Write out every line of the material exactly as it appears.

* [Collected data]:
— START —
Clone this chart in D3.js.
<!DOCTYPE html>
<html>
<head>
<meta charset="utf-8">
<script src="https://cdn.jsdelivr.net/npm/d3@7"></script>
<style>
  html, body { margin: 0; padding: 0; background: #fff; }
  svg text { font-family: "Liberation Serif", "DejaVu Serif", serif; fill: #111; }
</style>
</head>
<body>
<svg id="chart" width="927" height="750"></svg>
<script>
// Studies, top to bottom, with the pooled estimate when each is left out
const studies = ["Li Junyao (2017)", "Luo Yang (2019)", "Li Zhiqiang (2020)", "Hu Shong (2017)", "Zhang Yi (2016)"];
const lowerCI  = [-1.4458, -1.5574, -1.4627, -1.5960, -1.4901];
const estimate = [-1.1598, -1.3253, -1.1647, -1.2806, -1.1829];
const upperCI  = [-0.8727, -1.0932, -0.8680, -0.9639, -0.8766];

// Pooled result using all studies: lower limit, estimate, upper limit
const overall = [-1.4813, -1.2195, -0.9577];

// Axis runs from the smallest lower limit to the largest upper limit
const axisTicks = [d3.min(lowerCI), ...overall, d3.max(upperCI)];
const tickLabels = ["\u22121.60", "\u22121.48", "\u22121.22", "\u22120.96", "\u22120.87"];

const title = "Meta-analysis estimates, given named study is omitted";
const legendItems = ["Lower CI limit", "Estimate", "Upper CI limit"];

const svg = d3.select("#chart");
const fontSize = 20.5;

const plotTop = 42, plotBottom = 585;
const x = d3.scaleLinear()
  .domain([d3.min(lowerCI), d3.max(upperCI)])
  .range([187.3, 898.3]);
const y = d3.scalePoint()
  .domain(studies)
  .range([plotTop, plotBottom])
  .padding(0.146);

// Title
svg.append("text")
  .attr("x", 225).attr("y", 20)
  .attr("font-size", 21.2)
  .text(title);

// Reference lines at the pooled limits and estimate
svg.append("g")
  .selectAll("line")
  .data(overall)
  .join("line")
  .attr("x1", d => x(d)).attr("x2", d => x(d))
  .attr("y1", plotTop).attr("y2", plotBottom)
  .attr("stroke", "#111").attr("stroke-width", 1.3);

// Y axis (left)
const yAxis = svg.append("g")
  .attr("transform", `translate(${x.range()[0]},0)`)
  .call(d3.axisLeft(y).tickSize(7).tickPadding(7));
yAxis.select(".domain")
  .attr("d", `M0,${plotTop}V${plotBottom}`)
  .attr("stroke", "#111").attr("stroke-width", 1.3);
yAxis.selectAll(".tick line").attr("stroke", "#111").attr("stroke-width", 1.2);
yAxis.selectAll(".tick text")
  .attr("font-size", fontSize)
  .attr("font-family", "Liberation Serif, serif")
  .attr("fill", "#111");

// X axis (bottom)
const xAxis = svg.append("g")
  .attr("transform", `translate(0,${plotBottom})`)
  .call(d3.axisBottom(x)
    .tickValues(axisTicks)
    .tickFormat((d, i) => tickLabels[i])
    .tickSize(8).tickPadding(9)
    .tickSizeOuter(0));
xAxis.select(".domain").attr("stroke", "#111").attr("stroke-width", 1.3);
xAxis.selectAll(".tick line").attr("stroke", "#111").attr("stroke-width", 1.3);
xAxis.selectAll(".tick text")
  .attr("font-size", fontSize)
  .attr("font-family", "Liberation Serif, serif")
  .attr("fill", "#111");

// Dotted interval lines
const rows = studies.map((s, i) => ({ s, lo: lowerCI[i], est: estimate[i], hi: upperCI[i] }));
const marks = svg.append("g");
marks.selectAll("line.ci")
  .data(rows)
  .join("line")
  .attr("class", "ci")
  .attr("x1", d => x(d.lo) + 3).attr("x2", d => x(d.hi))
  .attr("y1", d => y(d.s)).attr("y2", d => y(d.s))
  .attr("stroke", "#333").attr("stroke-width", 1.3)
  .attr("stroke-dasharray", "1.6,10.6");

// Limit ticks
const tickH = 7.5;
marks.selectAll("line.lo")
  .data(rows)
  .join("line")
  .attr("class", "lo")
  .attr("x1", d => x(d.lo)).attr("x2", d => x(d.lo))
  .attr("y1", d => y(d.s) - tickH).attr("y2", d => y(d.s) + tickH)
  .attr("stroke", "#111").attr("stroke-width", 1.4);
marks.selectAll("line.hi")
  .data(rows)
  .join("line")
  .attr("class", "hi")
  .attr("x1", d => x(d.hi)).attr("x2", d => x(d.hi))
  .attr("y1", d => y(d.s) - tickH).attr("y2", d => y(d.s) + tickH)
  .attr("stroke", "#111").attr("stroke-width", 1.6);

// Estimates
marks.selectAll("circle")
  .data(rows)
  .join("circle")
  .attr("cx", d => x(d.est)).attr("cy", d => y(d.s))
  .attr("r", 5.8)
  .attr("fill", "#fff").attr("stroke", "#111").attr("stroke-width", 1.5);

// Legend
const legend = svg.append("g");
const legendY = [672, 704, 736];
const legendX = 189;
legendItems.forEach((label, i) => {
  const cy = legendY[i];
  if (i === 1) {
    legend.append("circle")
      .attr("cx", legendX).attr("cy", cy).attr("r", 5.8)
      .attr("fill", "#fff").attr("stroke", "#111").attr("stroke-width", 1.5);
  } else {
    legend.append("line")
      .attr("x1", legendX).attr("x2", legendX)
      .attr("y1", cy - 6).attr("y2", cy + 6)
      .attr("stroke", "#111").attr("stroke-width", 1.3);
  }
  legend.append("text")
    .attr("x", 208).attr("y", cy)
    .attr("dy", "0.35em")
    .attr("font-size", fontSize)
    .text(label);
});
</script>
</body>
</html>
— END —
* [Task answer]:
Clone this chart in D3.js.
<!DOCTYPE html>
<html>
<head>
<meta charset="utf-8">
<script src="https://cdn.jsdelivr.net/npm/d3@7"></script>
<style>
  html, body { margin: 0; padding: 0; background: #fff; }
  svg text { font-family: "Liberation Serif", "DejaVu Serif", serif; fill: #111; }
</style>
</head>
<body>
<svg id="chart" width="927" height="750"></svg>
<script>
// Studies, top to bottom, with the pooled estimate when each is left out
const studies = ["Li Junyao (2017)", "Luo Yang (2019)", "Li Zhiqiang (2020)", "Hu Shong (2017)", "Zhang Yi (2016)"];
const lowerCI  = [-1.4458, -1.5574, -1.4627, -1.5960, -1.4901];
const estimate = [-1.1598, -1.3253, -1.1647, -1.2806, -1.1829];
const upperCI  = [-0.8727, -1.0932, -0.8680, -0.9639, -0.8766];

// Pooled result using all studies: lower limit, estimate, upper limit
const overall = [-1.4813, -1.2195, -0.9577];

// Axis runs from the smallest lower limit to the largest upper limit
const axisTicks = [d3.min(lowerCI), ...overall, d3.max(upperCI)];
const tickLabels = ["\u22121.60", "\u22121.48", "\u22121.22", "\u22120.96", "\u22120.87"];

const title = "Meta-analysis estimates, given named study is omitted";
const legendItems = ["Lower CI limit", "Estimate", "Upper CI limit"];

const svg = d3.select("#chart");
const fontSize = 20.5;

const plotTop = 42, plotBottom = 585;
const x = d3.scaleLinear()
  .domain([d3.min(lowerCI), d3.max(upperCI)])
  .range([187.3, 898.3]);
const y = d3.scalePoint()
  .domain(studies)
  .range([plotTop, plotBottom])
  .padding(0.146);

// Title
svg.append("text")
  .attr("x", 225).attr("y", 20)
  .attr("font-size", 21.2)
  .text(title);

// Reference lines at the pooled limits and estimate
svg.append("g")
  .selectAll("line")
  .data(overall)
  .join("line")
  .attr("x1", d => x(d)).attr("x2", d => x(d))
  .attr("y1", plotTop).attr("y2", plotBottom)
  .attr("stroke", "#111").attr("stroke-width", 1.3);

// Y axis (left)
const yAxis = svg.append("g")
  .attr("transform", `translate(${x.range()[0]},0)`)
  .call(d3.axisLeft(y).tickSize(7).tickPadding(7));
yAxis.select(".domain")
  .attr("d", `M0,${plotTop}V${plotBottom}`)
  .attr("stroke", "#111").attr("stroke-width", 1.3);
yAxis.selectAll(".tick line").attr("stroke", "#111").attr("stroke-width", 1.2);
yAxis.selectAll(".tick text")
  .attr("font-size", fontSize)
  .attr("font-family", "Liberation Serif, serif")
  .attr("fill", "#111");

// X axis (bottom)
const xAxis = svg.append("g")
  .attr("transform", `translate(0,${plotBottom})`)
  .call(d3.axisBottom(x)
    .tickValues(axisTicks)
    .tickFormat((d, i) => tickLabels[i])
    .tickSize(8).tickPadding(9)
    .tickSizeOuter(0));
xAxis.select(".domain").attr("stroke", "#111").attr("stroke-width", 1.3);
xAxis.selectAll(".tick line").attr("stroke", "#111").attr("stroke-width", 1.3);
xAxis.selectAll(".tick text")
  .attr("font-size", fontSize)
  .attr("font-family", "Liberation Serif, serif")
  .attr("fill", "#111");

// Dotted interval lines
const rows = studies.map((s, i) => ({ s, lo: lowerCI[i], est: estimate[i], hi: upperCI[i] }));
const marks = svg.append("g");
marks.selectAll("line.ci")
  .data(rows)
  .join("line")
  .attr("class", "ci")
  .attr("x1", d => x(d.lo) + 3).attr("x2", d => x(d.hi))
  .attr("y1", d => y(d.s)).attr("y2", d => y(d.s))
  .attr("stroke", "#333").attr("stroke-width", 1.3)
  .attr("stroke-dasharray", "1.6,10.6");

// Limit ticks
const tickH = 7.5;
marks.selectAll("line.lo")
  .data(rows)
  .join("line")
  .attr("class", "lo")
  .attr("x1", d => x(d.lo)).attr("x2", d => x(d.lo))
  .attr("y1", d => y(d.s) - tickH).attr("y2", d => y(d.s) + tickH)
  .attr("stroke", "#111").attr("stroke-width", 1.4);
marks.selectAll("line.hi")
  .data(rows)
  .join("line")
  .attr("class", "hi")
  .attr("x1", d => x(d.hi)).attr("x2", d => x(d.hi))
  .attr("y1", d => y(d.s) - tickH).attr("y2", d => y(d.s) + tickH)
  .attr("stroke", "#111").attr("stroke-width", 1.6);

// Estimates
marks.selectAll("circle")
  .data(rows)
  .join("circle")
  .attr("cx", d => x(d.est)).attr("cy", d => y(d.s))
  .attr("r", 5.8)
  .attr("fill", "#fff").attr("stroke", "#111").attr("stroke-width", 1.5);

// Legend
const legend = svg.append("g");
const legendY = [672, 704, 736];
const legendX = 189;
legendItems.forEach((label, i) => {
  const cy = legendY[i];
  if (i === 1) {
    legend.append("circle")
      .attr("cx", legendX).attr("cy", cy).attr("r", 5.8)
      .attr("fill", "#fff").attr("stroke", "#111").attr("stroke-width", 1.5);
  } else {
    legend.append("line")
      .attr("x1", legendX).attr("x2", legendX)
      .attr("y1", cy - 6).attr("y2", cy + 6)
      .attr("stroke", "#111").attr("stroke-width", 1.3);
  }
  legend.append("text")
    .attr("x", 208).attr("y", cy)
    .attr("dy", "0.35em")
    .attr("font-size", fontSize)
    .text(label);
});
</script>
</body>
</html>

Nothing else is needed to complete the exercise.